Written instruction:
Make an exact copy of the lines, leaving the pictures out.
---+---
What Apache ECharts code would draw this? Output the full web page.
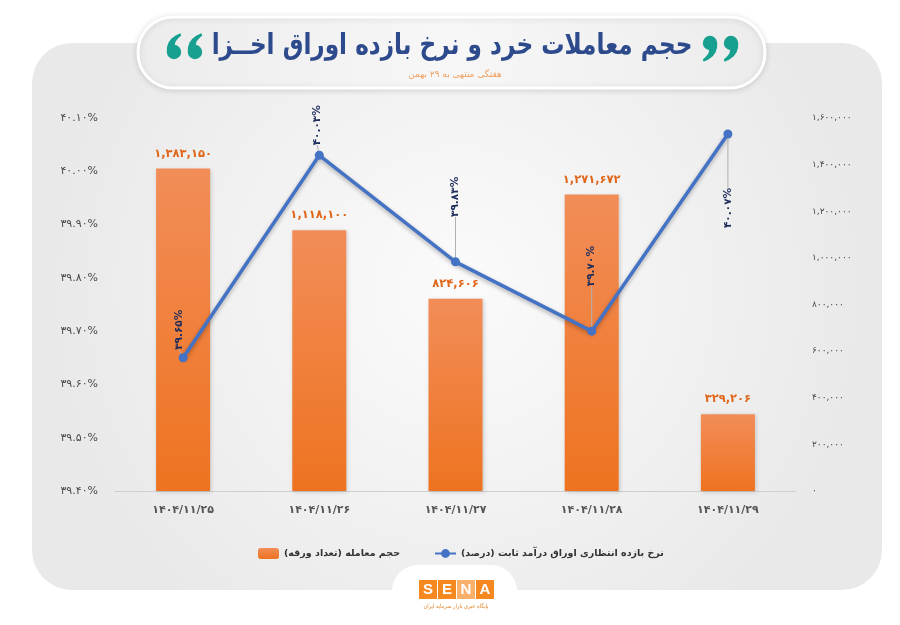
<!DOCTYPE html>
<html>
<head>
<meta charset="utf-8">
<script src="https://cdn.jsdelivr.net/npm/echarts@6/dist/echarts.min.js"></script>
<style>
html,body{margin:0;padding:0;background:#fff;}
#chart{width:900px;height:625px;}
</style>
</head>
<body>
<div id="chart"></div>
<script>
const categories = ['1404/11/25', '1404/11/26', '1404/11/27', '1404/11/28', '1404/11/29'];
const volumeValues = [1383150, 1118100, 824606, 1271672, 329206];
const rateValues = [39.65, 40.03, 39.83, 39.70, 40.07];
const titleText = 'حجم معاملات خرد و نرخ بازده اوراق اخــزا';
const subtitleText = 'هفتگی منتهی به ۲۹ بهمن';
const barName = 'حجم معامله (تعداد ورقه)';
const lineName = 'نرخ بازده انتظاری اوراق درآمد ثابت (درصد)';
const logoCaption = 'پایگاه خبری بازار سرمایه ایران';

const RLM = '\u200F';
const rtl = s => RLM + s + RLM;
const fa = s => String(s).replace(/\d/g, d => '۰۱۲۳۴۵۶۷۸۹'[d]);
const FONT = '"DejaVu Sans", "Noto Sans", sans-serif';

// screen offsets of the rotated line labels (up negative)
const labelDy = [-28, -30, -65, -65, 74];
const labelDx = [-4, -2, 0, 0, 0];

const chart = echarts.init(document.getElementById('chart'));

// comma shape ("9"): circle on top, tail going down-left
const tailPts = [[9,0],[8.8,6],[7,11.5],[3.5,16.5],[-2,20.5],[-8,23.5],[-9,20.5],[-5,17],[-2,13],[-1,9],[-5,0]];
function quote(x, y, rot) {
  return {
    type: 'group', x: x, y: y, rotation: rot, scaleX: 0.8, scaleY: 0.8, z: 11,
    children: [
      { type: 'circle', z: 11, shape: { cx: 0, cy: 0, r: 9 }, style: { fill: '#17a08f' } },
      { type: 'polygon', z: 11, shape: { points: tailPts }, style: { fill: '#17a08f' } }
    ]
  };
}

const logoLetters = ['S', 'E', 'N', 'A'];
const logoGraphics = [];
logoLetters.forEach((ch, i) => {
  logoGraphics.push({
    type: 'rect', z: 12,
    shape: { x: 419 + i * 19, y: 580, width: 18, height: 19 },
    style: { fill: i === 2 ? '#f8b06a' : '#f5891f' }
  });
  logoGraphics.push({
    type: 'text', z: 13,
    style: { x: 428 + i * 19, y: 589.5, text: ch, fill: '#fff', font: 'bold 15px "Liberation Sans", Arial, sans-serif', textAlign: 'center', textVerticalAlign: 'middle' }
  });
});

const option = {
  backgroundColor: '#ffffff',
  textStyle: { fontFamily: FONT },
  graphic: [
    {
      type: 'rect', z: -10, silent: true,
      shape: { x: 32, y: 43, width: 850, height: 547, r: 40 },
      style: {
        fill: new echarts.graphic.RadialGradient(0.5, 0.45, 0.75, [
          { offset: 0, color: '#fbfbfb' },
          { offset: 1, color: '#e9e9e9' }
        ])
      }
    },
    {
      type: 'rect', z: 10, silent: true,
      shape: { x: 138, y: 17, width: 627, height: 71, r: 35 },
      style: {
        fill: new echarts.graphic.LinearGradient(0, 0, 1, 0, [
          { offset: 0, color: '#ececec' },
          { offset: 0.5, color: '#f7f7f7' },
          { offset: 1, color: '#ececec' }
        ]),
        stroke: '#ffffff', lineWidth: 3,
        shadowBlur: 6, shadowColor: 'rgba(0,0,0,0.12)', shadowOffsetY: 1
      }
    },
    {
      type: 'text', z: 11, x: 452, y: 46, scaleX: 0.8,
      style: { x: 0, y: 0, text: titleText, fill: '#2c4a8c', font: 'bold 29px ' + FONT, textAlign: 'center', textVerticalAlign: 'middle' }
    },
    {
      type: 'text', z: 11,
      style: { x: 455, y: 75, text: subtitleText, fill: '#f0a060', font: '9px ' + FONT, textAlign: 'center', textVerticalAlign: 'middle' }
    },
    quote(174, 52, Math.PI),
    quote(195, 52, Math.PI),
    quote(710, 43, 0),
    quote(731, 43, 0),
    {
      type: 'rect', z: 11, silent: true,
      shape: { x: 392, y: 565, width: 125, height: 80, r: 26 },
      style: { fill: '#ffffff' }
    },
    {
      type: 'text', z: 13, x: 456, y: 606, scaleX: 0.85,
      style: { x: 0, y: 0, text: logoCaption, fill: '#e0892f', font: '6px ' + FONT, textAlign: 'center', textVerticalAlign: 'middle' }
    }
  ].concat(logoGraphics),
  grid: { left: 115, right: 104, top: 118, bottom: 134 },
  legend: {
    left: 253, top: 543,
    itemGap: 34, itemWidth: 21, itemHeight: 11,
    data: [rtl(barName), rtl(lineName)],
    textStyle: { color: '#333', fontSize: 9.5, fontWeight: 'bold', fontFamily: FONT }
  },
  xAxis: {
    type: 'category',
    data: categories.map(fa),
    axisLine: { show: true, lineStyle: { color: '#cfcfcf', width: 1 } },
    axisTick: { show: false },
    axisLabel: { color: '#555', fontSize: 11, fontWeight: 'bold', margin: 14, fontFamily: FONT }
  },
  yAxis: [
    {
      type: 'value', min: 39.4, max: 40.1, interval: 0.1,
      axisLine: { show: false }, axisTick: { show: false }, splitLine: { show: false },
      axisLabel: { color: '#4a4a4a', fontSize: 11, margin: 17, fontFamily: FONT, formatter: v => fa(v.toFixed(2)) + '%' }
    },
    {
      type: 'value', min: 0, max: 1600000, interval: 200000,
      axisLine: { show: false }, axisTick: { show: false }, splitLine: { show: false },
      axisLabel: { color: '#4a4a4a', fontSize: 9, margin: 16, fontFamily: FONT, formatter: v => fa(v.toLocaleString('en-US')) }
    }
  ],
  series: [
    {
      name: rtl(barName), type: 'bar', yAxisIndex: 1, barWidth: 54,
      data: volumeValues,
      itemStyle: {
        color: new echarts.graphic.LinearGradient(0, 0, 0, 1, [
          { offset: 0, color: '#f28d58' },
          { offset: 1, color: '#ee7320' }
        ]),
        shadowBlur: 4, shadowColor: 'rgba(0,0,0,0.18)', shadowOffsetX: 1, shadowOffsetY: 1
      },
      label: {
        show: true, position: 'top', distance: 9,
        color: '#e0661a', fontSize: 11.5, fontWeight: 'bold', fontFamily: FONT,
        formatter: p => fa(p.value.toLocaleString('en-US'))
      }
    },
    {
      name: rtl(lineName), type: 'line', yAxisIndex: 0,
      data: rateValues,
      symbol: 'circle', symbolSize: 9,
      lineStyle: { color: '#4472c4', width: 3.5, shadowBlur: 4, shadowColor: 'rgba(0,0,0,0.3)', shadowOffsetY: 2 },
      itemStyle: { color: '#4472c4' },
      z: 5,
      label: {
        show: true, position: 'inside', rotate: 90,
        color: '#1f2d5c', fontSize: 10.5, fontWeight: 'bold', fontFamily: FONT,
        formatter: p => fa(p.value.toFixed(2)) + '%'
      },
      labelLine: { show: true, lineStyle: { color: '#b0b0b0', width: 1 } },
      labelLayout: p => ({ dx: -labelDy[p.dataIndex], dy: labelDx[p.dataIndex] })
    }
  ]
};
chart.setOption(option);
</script>
</body>
</html>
---+---
Output of the exercise:
What Apache ECharts code would draw this? Output the full web page.
<!DOCTYPE html>
<html>
<head>
<meta charset="utf-8">
<script src="https://cdn.jsdelivr.net/npm/echarts@6/dist/echarts.min.js"></script>
<style>
html,body{margin:0;padding:0;background:#fff;}
#chart{width:900px;height:625px;}
</style>
</head>
<body>
<div id="chart"></div>
<script>
const categories = ['1404/11/25', '1404/11/26', '1404/11/27', '1404/11/28', '1404/11/29'];
const volumeValues = [1383150, 1118100, 824606, 1271672, 329206];
const rateValues = [39.65, 40.03, 39.83, 39.70, 40.07];
const titleText = 'حجم معاملات خرد و نرخ بازده اوراق اخــزا';
const subtitleText = 'هفتگی منتهی به ۲۹ بهمن';
const barName = 'حجم معامله (تعداد ورقه)';
const lineName = 'نرخ بازده انتظاری اوراق درآمد ثابت (درصد)';
const logoCaption = 'پایگاه خبری بازار سرمایه ایران';

const RLM = '\u200F';
const rtl = s => RLM + s + RLM;
const fa = s => String(s).replace(/\d/g, d => '۰۱۲۳۴۵۶۷۸۹'[d]);
const FONT = '"DejaVu Sans", "Noto Sans", sans-serif';

// screen offsets of the rotated line labels (up negative)
const labelDy = [-28, -30, -65, -65, 74];
const labelDx = [-4, -2, 0, 0, 0];

const chart = echarts.init(document.getElementById('chart'));

// comma shape ("9"): circle on top, tail going down-left
const tailPts = [[9,0],[8.8,6],[7,11.5],[3.5,16.5],[-2,20.5],[-8,23.5],[-9,20.5],[-5,17],[-2,13],[-1,9],[-5,0]];
function quote(x, y, rot) {
  return {
    type: 'group', x: x, y: y, rotation: rot, scaleX: 0.8, scaleY: 0.8, z: 11,
    children: [
      { type: 'circle', z: 11, shape: { cx: 0, cy: 0, r: 9 }, style: { fill: '#17a08f' } },
      { type: 'polygon', z: 11, shape: { points: tailPts }, style: { fill: '#17a08f' } }
    ]
  };
}

const logoLetters = ['S', 'E', 'N', 'A'];
const logoGraphics = [];
logoLetters.forEach((ch, i) => {
  logoGraphics.push({
    type: 'rect', z: 12,
    shape: { x: 419 + i * 19, y: 580, width: 18, height: 19 },
    style: { fill: i === 2 ? '#f8b06a' : '#f5891f' }
  });
  logoGraphics.push({
    type: 'text', z: 13,
    style: { x: 428 + i * 19, y: 589.5, text: ch, fill: '#fff', font: 'bold 15px "Liberation Sans", Arial, sans-serif', textAlign: 'center', textVerticalAlign: 'middle' }
  });
});

const option = {
  backgroundColor: '#ffffff',
  textStyle: { fontFamily: FONT },
  graphic: [
    {
      type: 'rect', z: -10, silent: true,
      shape: { x: 32, y: 43, width: 850, height: 547, r: 40 },
      style: {
        fill: new echarts.graphic.RadialGradient(0.5, 0.45, 0.75, [
          { offset: 0, color: '#fbfbfb' },
          { offset: 1, color: '#e9e9e9' }
        ])
      }
    },
    {
      type: 'rect', z: 10, silent: true,
      shape: { x: 138, y: 17, width: 627, height: 71, r: 35 },
      style: {
        fill: new echarts.graphic.LinearGradient(0, 0, 1, 0, [
          { offset: 0, color: '#ececec' },
          { offset: 0.5, color: '#f7f7f7' },
          { offset: 1, color: '#ececec' }
        ]),
        stroke: '#ffffff', lineWidth: 3,
        shadowBlur: 6, shadowColor: 'rgba(0,0,0,0.12)', shadowOffsetY: 1
      }
    },
    {
      type: 'text', z: 11, x: 452, y: 46, scaleX: 0.8,
      style: { x: 0, y: 0, text: titleText, fill: '#2c4a8c', font: 'bold 29px ' + FONT, textAlign: 'center', textVerticalAlign: 'middle' }
    },
    {
      type: 'text', z: 11,
      style: { x: 455, y: 75, text: subtitleText, fill: '#f0a060', font: '9px ' + FONT, textAlign: 'center', textVerticalAlign: 'middle' }
    },
    quote(174, 52, Math.PI),
    quote(195, 52, Math.PI),
    quote(710, 43, 0),
    quote(731, 43, 0),
    {
      type: 'rect', z: 11, silent: true,
      shape: { x: 392, y: 565, width: 125, height: 80, r: 26 },
      style: { fill: '#ffffff' }
    },
    {
      type: 'text', z: 13, x: 456, y: 606, scaleX: 0.85,
      style: { x: 0, y: 0, text: logoCaption, fill: '#e0892f', font: '6px ' + FONT, textAlign: 'center', textVerticalAlign: 'middle' }
    }
  ].concat(logoGraphics),
  grid: { left: 115, right: 104, top: 118, bottom: 134 },
  legend: {
    left: 253, top: 543,
    itemGap: 34, itemWidth: 21, itemHeight: 11,
    data: [rtl(barName), rtl(lineName)],
    textStyle: { color: '#333', fontSize: 9.5, fontWeight: 'bold', fontFamily: FONT }
  },
  xAxis: {
    type: 'category',
    data: categories.map(fa),
    axisLine: { show: true, lineStyle: { color: '#cfcfcf', width: 1 } },
    axisTick: { show: false },
    axisLabel: { color: '#555', fontSize: 11, fontWeight: 'bold', margin: 14, fontFamily: FONT }
  },
  yAxis: [
    {
      type: 'value', min: 39.4, max: 40.1, interval: 0.1,
      axisLine: { show: false }, axisTick: { show: false }, splitLine: { show: false },
      axisLabel: { color: '#4a4a4a', fontSize: 11, margin: 17, fontFamily: FONT, formatter: v => fa(v.toFixed(2)) + '%' }
    },
    {
      type: 'value', min: 0, max: 1600000, interval: 200000,
      axisLine: { show: false }, axisTick: { show: false }, splitLine: { show: false },
      axisLabel: { color: '#4a4a4a', fontSize: 9, margin: 16, fontFamily: FONT, formatter: v => fa(v.toLocaleString('en-US')) }
    }
  ],
  series: [
    {
      name: rtl(barName), type: 'bar', yAxisIndex: 1, barWidth: 54,
      data: volumeValues,
      itemStyle: {
        color: new echarts.graphic.LinearGradient(0, 0, 0, 1, [
          { offset: 0, color: '#f28d58' },
          { offset: 1, color: '#ee7320' }
        ]),
        shadowBlur: 4, shadowColor: 'rgba(0,0,0,0.18)', shadowOffsetX: 1, shadowOffsetY: 1
      },
      label: {
        show: true, position: 'top', distance: 9,
        color: '#e0661a', fontSize: 11.5, fontWeight: 'bold', fontFamily: FONT,
        formatter: p => fa(p.value.toLocaleString('en-US'))
      }
    },
    {
      name: rtl(lineName), type: 'line', yAxisIndex: 0,
      data: rateValues,
      symbol: 'circle', symbolSize: 9,
      lineStyle: { color: '#4472c4', width: 3.5, shadowBlur: 4, shadowColor: 'rgba(0,0,0,0.3)', shadowOffsetY: 2 },
      itemStyle: { color: '#4472c4' },
      z: 5,
      label: {
        show: true, position: 'inside', rotate: 90,
        color: '#1f2d5c', fontSize: 10.5, fontWeight: 'bold', fontFamily: FONT,
        formatter: p => fa(p.value.toFixed(2)) + '%'
      },
      labelLine: { show: true, lineStyle: { color: '#b0b0b0', width: 1 } },
      labelLayout: p => ({ dx: -labelDy[p.dataIndex], dy: labelDx[p.dataIndex] })
    }
  ]
};
chart.setOption(option);
</script>
</body>
</html>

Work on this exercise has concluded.